Creative Edge tries to stay involved in the community. For example, the company arranged for Pekin High School band and choir students to spend several months working folding boxes for sample squares, earning $15,000 to fund a trip to Chicago. The company also helps out schools that want Creative Edge to create their logo someplace like a gymnasium floor, by letting the schools extend their payments instead of paying up front.

And several Creative Edge employees are working on an effort to create plaques for every member of the United States Armed Forces killed since Sept. 11, 2001, for a memorial to be located somewhere in Iowa.

"We love doing the pretty things," Sawyer said, but the pro­jects that give Creative Edge's part­ners the most fulfillment are the memorials — "the things where we memorialize somebody, and we do it in stone." That way, the memory will last longer than anyone alive today.

Sawyer said the heart of Creative Edge is its employees. The compa­ny employs about 40 people — but Sawyer likes to say it employs 40 families, since there are 40 families who do well when Creative Edge does well.

"This is not your typical compa­ny somewhere else where they're in just for the check," said Sawyer.

"It's very unusual for a high-tech, artistic company to be in Iowa," Aalto said, but Fairfield has the work force to make it possible. "It takes every one of us to make this work," said Sawyer. "We have a crew that is phenomenal. I'm extremely proud of our work force."

READY TO CUT — Jim Singer, stone division supervisor, at Creative Edge, prepares a tile for cutting with a waterjet machine.

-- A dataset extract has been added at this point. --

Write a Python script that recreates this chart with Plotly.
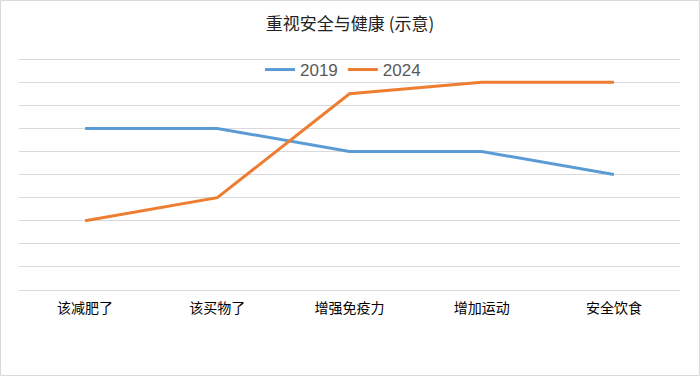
import plotly.graph_objects as go

categories = ["该减肥了", "该买物了", "增强免疫力", "增加运动", "安全饮食"]
series_2019 = [7, 7, 6, 6, 5]
series_2024 = [3, 4, 8.5, 9, 9]

W, H = 700, 376
L, R, T, B = 19, 20, 58, 86
pw, ph = W - L - R, H - T - B

fig = go.Figure()
fig.add_trace(go.Scatter(x=categories, y=series_2019, name="2019", mode="lines",
                         line=dict(color="#5B9BD5", width=3)))
fig.add_trace(go.Scatter(x=categories, y=series_2024, name="2024", mode="lines",
                         line=dict(color="#ED7D31", width=3)))

fig.update_layout(
    width=W, height=H,
    margin=dict(l=L, r=R, t=T, b=B, autoexpand=False),
    paper_bgcolor="white", plot_bgcolor="white",
    font=dict(family="Noto Sans CJK SC, sans-serif", color="#000000"),
    title=dict(text="重视安全与健康 (示意)", x=0.5, xanchor="center",
               y=1 - 24 / H, yanchor="middle",
               font=dict(size=17, color="#222222")),
    legend=dict(orientation="h", x=(343 - L) / pw, xanchor="center",
                y=(H - B - 70) / ph, yanchor="middle",
                font=dict(family="Liberation Sans, Arial, sans-serif", size=17,
                          color="#595959"),
                bgcolor="rgba(0,0,0,0)", itemwidth=30, tracegroupgap=0),
    showlegend=True,
    hovermode=False,
    shapes=[dict(type="rect", xref="paper", yref="paper",
                 x0=(0.5 - L) / pw, x1=(W - 0.5 - L) / pw,
                 y0=(H - B - (H - 0.5)) / ph, y1=(H - B - 0.5) / ph,
                 line=dict(color="#d9d9d9", width=1), layer="below")],
)
fig.update_xaxes(type="category", range=[-0.5, 4.5], showgrid=False,
                 showline=True, linecolor="#d9d9d9", linewidth=1,
                 ticks="", tickfont=dict(size=14, color="#000000"),
                 ticklabelstandoff=5)
fig.update_yaxes(range=[0, 10.05], dtick=1, tick0=0, showgrid=True,
                 gridcolor="#d9d9d9", gridwidth=1, showticklabels=False,
                 zeroline=False, ticks="")

fig.write_html(
    "out.html",
    config={"displayModeBar": False},
    post_script="document.body.style.margin='0';document.body.style.overflow='hidden';",
)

When he begins to cut, a mixture of water and garnet sand will shoot out of a specialized nozzle at twice the speed of sound — enough power to cut through 10 or 12 inches of titani­um. Waterjet technology, according to Harri Aalto, is the only way to do the kind of work Creative Edge does.

OVER THE RAINBOW — Robert Sawyer, left, and Harri Aalto show off a finished product on the Creative Edge factory floor, ready to be shipped out and installed.